Well, I am still hoping other internet tourists will join me in rediscovering I Love a Mystery beginning this Halloween (see previous post for details). I know, it might seem sacrilegious to ignore the anniversary of that most famous of all Halloween pranks, “The War of the Worlds,” in favor of Carlton E. Morse’s serial thriller. Actually, “The War” was waged on the night before Halloween (30 October 1938), which means that I can listen forward without remorse to reviewing the first installment of “The Thing That Cries in the Night,” a neo-gothic mystery starring Mercedes McCambridge (as the tortured Charity Martin) and Tony Randall (as Reggie Yorke, one of the three intrepid investigators, pictured above, who are called upon to examine the Martin’s rotten family tree).

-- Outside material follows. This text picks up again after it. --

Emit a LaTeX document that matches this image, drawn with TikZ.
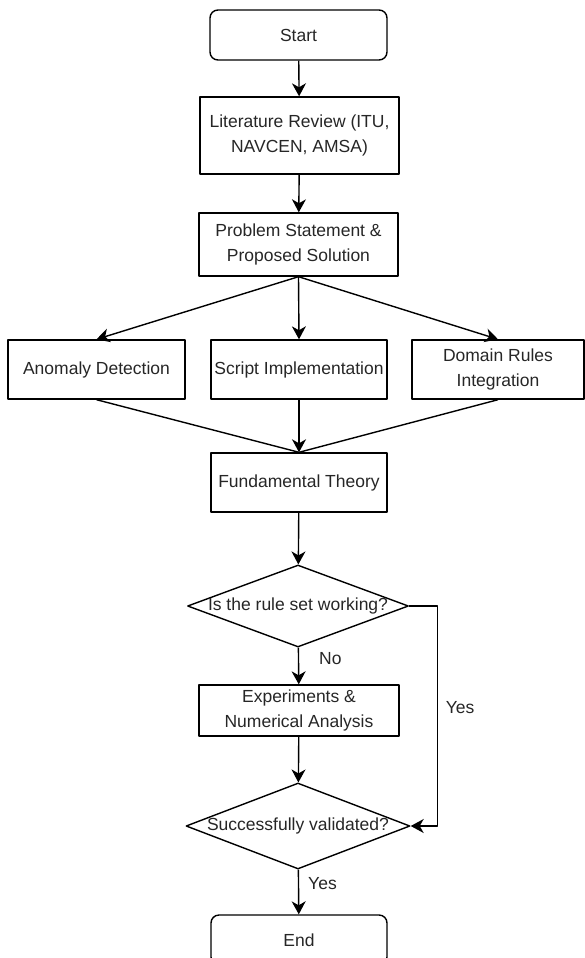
\documentclass[tikz,border=0pt]{standalone}
\usepackage{fontspec}
\setmainfont{Liberation Sans}
\usetikzlibrary{shapes.geometric,arrows.meta}
\begin{document}
\begin{tikzpicture}[x=1pt, y=-1pt, font=\fontsize{17.5}{25}\selectfont, line join=round,
    >={Stealth[length=13pt,width=14pt,inset=4pt]},
    box/.style={draw, line width=1.4pt, inner sep=0pt, align=center, text=black!85},
    term/.style={box, rounded corners=8pt, minimum width=177pt, minimum height=50pt},
    decision/.style={box, diamond, minimum width=222pt, minimum height=84pt},
    lbl/.style={inner sep=0pt, text=black!85},
    link/.style={line width=1.4pt}]
    \useasboundingbox (0,0) rectangle (585,958);
    % main column
    \node[term] (start) at (298.5,35) {Start};
    \node[box, minimum width=199pt, minimum height=77pt] (review) at (299.5,135.5) {Literature Review (ITU,\\NAVCEN, AMSA)};
    \node[box, minimum width=199pt, minimum height=63pt] (problem) at (298.5,244.5) {Problem Statement \&\\Proposed Solution};
    \node[box, minimum width=177pt, minimum height=59pt] (anomaly) at (96.5,369.5) {Anomaly Detection};
    \node[box, minimum width=176pt, minimum height=59pt] (script) at (299,369.5) {Script Implementation};
    \node[box, minimum width=172pt, minimum height=59pt] (domain) at (498,369.5) {Domain Rules\\Integration};
    \node[box, minimum width=176pt, minimum height=59pt] (theory) at (299,482.5) {Fundamental Theory};
    \node[decision, minimum width=221pt, minimum height=82pt] (working) at (298,606) {\makebox[0pt]{Is the rule set working?}};
    \node[box, minimum width=200pt, minimum height=51pt] (experiments) at (299,710.5) {Experiments \&\\Numerical Analysis};
    \node[decision, minimum width=224pt, minimum height=86pt] (validated) at (298,826) {\makebox[0pt]{Successfully validated?}};
    \node[term, minimum width=176pt] (finish) at (299,940) {End};
    % connectors
    \draw[link,->] (start) -- (review);
    \draw[link,->] (review) -- (problem);
    \draw[link,->] (problem.south) -- (anomaly.north);
    \draw[link,->] (problem.south) -- (script.north);
    \draw[link,->] (problem.south) -- (domain.north);
    \draw[link] (anomaly.south) -- (theory.north);
    \draw[link,->] (script) -- (theory);
    \draw[link] (domain.south) -- (theory.north);
    \draw[link,->] (theory) -- (working);
    \draw[link,->] (working) -- node[lbl, pos=0.3, right=20pt] {No} (experiments);
    \draw[link,->] (working.east) -- ++(28,0) |- node[lbl, pos=0.23, right=8pt] {Yes} (validated.east);
    \draw[link,->] (experiments) -- (validated);
    \draw[link,->] (validated) -- node[lbl, pos=0.32, right=9pt] {Yes} (finish);
\end{tikzpicture}
\end{document}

So, consider tuning in and coming along for the ride.

In the meantime, I am also looking forward to the new adaptation of Bleak House starring Charles Dance (as Mr. Tulkinghorn) and Gillian Anderson (as Lady Dedlock). It has been nearly ten years since last I read the novel, my favorite among Dickens’s works; so perhaps I won’t notice the liberties taken with the original. Beginning this Thursday on BBC One, the complex melodrama will be played out in fifteen parts, just like Morse’s “Thing.”

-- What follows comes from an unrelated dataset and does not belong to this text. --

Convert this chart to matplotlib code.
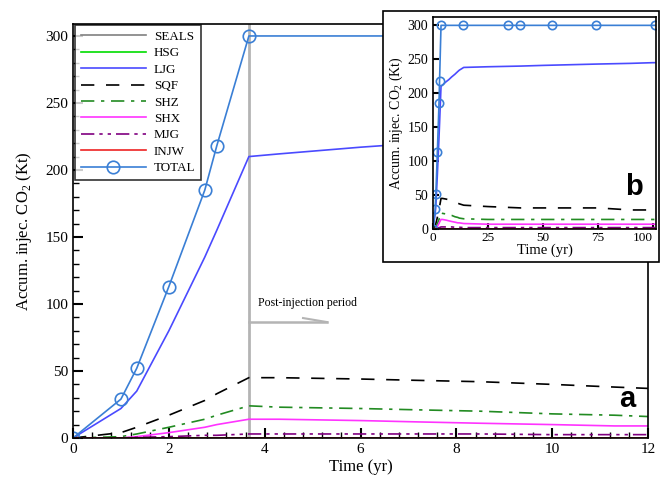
import matplotlib.pyplot as plt
from matplotlib.ticker import MultipleLocator
from matplotlib.patches import Rectangle

plt.rcParams['font.family'] = ['Liberation Serif', 'DejaVu Serif']
plt.rcParams['mathtext.fontset'] = 'custom'
plt.rcParams['mathtext.rm'] = 'Liberation Serif'

# simulation output times (yr) shared by the component series
t_sim = [0, 1, 1.33, 2, 2.75, 3, 3.67, 4.3, 6, 7.2, 8.5, 10, 11.3, 12,
         14, 25, 40, 50, 75, 90, 100, 101]

seals = [0] * len(t_sim)
hsg = [0] * len(t_sim)
ljg = [0, 22, 35, 80, 135, 155, 210, 212, 217, 220, 224, 228, 232, 234,
       238, 239, 240, 241, 243, 244, 245, 245]
sqf = [0, 4, 8, 17, 28, 33, 45, 45, 44, 43, 42, 40, 38, 37,
       35, 33, 31, 31, 31, 28, 28, 28]
shz = [0, 1, 3, 8, 14, 17, 24, 23, 22, 21, 20, 18, 17, 16,
       15, 14, 14, 14, 14, 14, 14, 14]
shx = [0, 0, 1, 4, 8, 10, 14, 14, 13, 12, 11, 10, 9, 9,
       8, 7, 7, 7, 7, 7, 7, 7]
mjg = [0, 0, 0.5, 1, 2, 2, 3, 3, 3, 3, 3, 2.5, 2.5, 2.5,
       2, 2, 2, 2, 2, 2, 2, 2]
injw = [0] * len(t_sim)

# total injected mass, sampled at its own output times
t_total = [0, 1, 1.33, 2, 2.75, 3, 3.67, 13.5, 34, 39.5, 54, 74, 101]
total = [0, 29, 52, 113, 185, 218, 300, 300, 300, 300, 300, 300, 300]

t_end_injection = 3.67

series = [
    ('SEALS', seals, dict(color='#808080', ls='-')),
    ('HSG', hsg, dict(color='#00dd00', ls='-')),
    ('LJG', ljg, dict(color='#4a4aff', ls='-')),
    ('SQF', sqf, dict(color='black', ls=(0, (8, 7)))),
    ('SHZ', shz, dict(color='#228b22', ls=(0, (8, 4, 2, 4)))),
    ('SHX', shx, dict(color='#ff33ff', ls='-')),
    ('MJG', mjg, dict(color='#800080', ls=(0, (8, 3, 2, 3, 2, 3)))),
    ('INJW', injw, dict(color='#ee2222', ls='-')),
]
total_color = '#3a7fd5'


def draw_series(ax, ms):
    for name, vals, style in series:
        ax.plot(t_sim, vals, lw=1.2, label=name, **style)
    ax.plot(t_total, total, color=total_color, lw=1.2, marker='o', ms=ms,
            mfc='none', mec=total_color, mew=1.2, label='TOTAL')


def style_ticks(ax, size):
    ax.tick_params(which='both', direction='in', labelsize=size,
                   top=False, right=False)
    ax.tick_params(which='major', length=7, width=1.5)
    ax.tick_params(which='minor', length=4, width=1)
    for sp in ax.spines.values():
        sp.set_linewidth(1.2)


fig = plt.figure(figsize=(6.6, 4.78), dpi=100)
ax = fig.add_axes([0.1106, 0.0837, 0.8714, 0.8663])

draw_series(ax, 9)
ax.axvline(t_end_injection, color='#b4b4b4', lw=2, zorder=1)

# post-injection marker: half-headed arrow
ax.plot([t_end_injection, 5.3], [86.5, 86.5], color='#b4b4b4', lw=1.8)
ax.plot([4.8, 5.3], [89.5, 86.5], color='#b4b4b4', lw=1.5)
ax.text(3.87, 101, 'Post-injection period', fontsize=8.5, va='center')

ax.set_xlim(0, 12)
ax.set_ylim(0, 309)
ax.xaxis.set_major_locator(MultipleLocator(2))
ax.xaxis.set_minor_locator(MultipleLocator(0.4))
ax.yaxis.set_major_locator(MultipleLocator(50))
ax.yaxis.set_minor_locator(MultipleLocator(10))
style_ticks(ax, 11)
ax.set_xlabel('Time (yr)', fontsize=12, labelpad=2)
ax.set_ylabel('Accum. injec. CO$_2$ (Kt)', fontsize=12, labelpad=8)
ax.text(0.963, 0.095, 'a', transform=ax.transAxes, fontsize=21,
        fontweight='bold', family='Liberation Sans', ha='center', va='center')

leg = ax.legend(loc='upper left', bbox_to_anchor=(0.003, 0.998),
                fontsize=9.4, frameon=True, fancybox=False, handlelength=5.0,
                handletextpad=0.6, borderpad=0.45, labelspacing=0.33,
                borderaxespad=0)
leg.get_frame().set_edgecolor('black')
leg.get_frame().set_linewidth(1.2)

# inset panel on a white card
fig.patches.append(Rectangle((0.580, 0.452), 0.418, 0.525, transform=fig.transFigure,
                             facecolor='white', edgecolor='black', lw=1.2, zorder=3))
axb = fig.add_axes([0.656, 0.521, 0.338, 0.443], zorder=4)
draw_series(axb, 6)
axb.set_xlim(0, 101.5)
axb.set_ylim(0, 312)
axb.xaxis.set_major_locator(MultipleLocator(25))
axb.yaxis.set_major_locator(MultipleLocator(50))
style_ticks(axb, 10)
axb.tick_params(which='major', length=4)
axb.tick_params(axis='x', labelsize=9.5, pad=2)
axb.set_xlabel('Time (yr)', fontsize=10.5, labelpad=0)
axb.set_ylabel('Accum. injec. CO$_2$ (Kt)', fontsize=10, labelpad=2)
axb.text(0.9, 0.2, 'b', transform=axb.transAxes, fontsize=21,
         fontweight='bold', family='Liberation Sans', ha='center', va='center')

fig.canvas.draw()
# keep the last inset tick label inside the figure
for lb in axb.get_xticklabels():
    if lb.get_text() == '100':
        lb.set_horizontalalignment('right')

fig.savefig('out.png', dpi=100)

Not that the comparisons end there. There are deadly secrets, the proverbial skeletons in the closet, and a curse on both of those decidedly bleak houses, the Martin mansion and Dickens’s eponymous edifice. The overused label “soap opera” has been attached to the BBC production, along with other disclaimers, such as the introduction of new characters; whatever the terminology, serialization and bowdlerization are quite in keeping with Victorian practices.

I might put aside my copy of Don Quixote for the duration and reread Bleak House, now that the days are getting shorter and the winds are a-wuthering, if only to re-encounter the carefree Harold Skimpole and the careworn Richard Carstone, two characters of whom I once fancied myself some kind of composite.

Perhaps I’m someone else among the dramatis personae now; that’s one of the pleasures of rereading. As long as I won’t turn into Mr. Turveydrop. . . . Say, what kind of Dickensian character are you?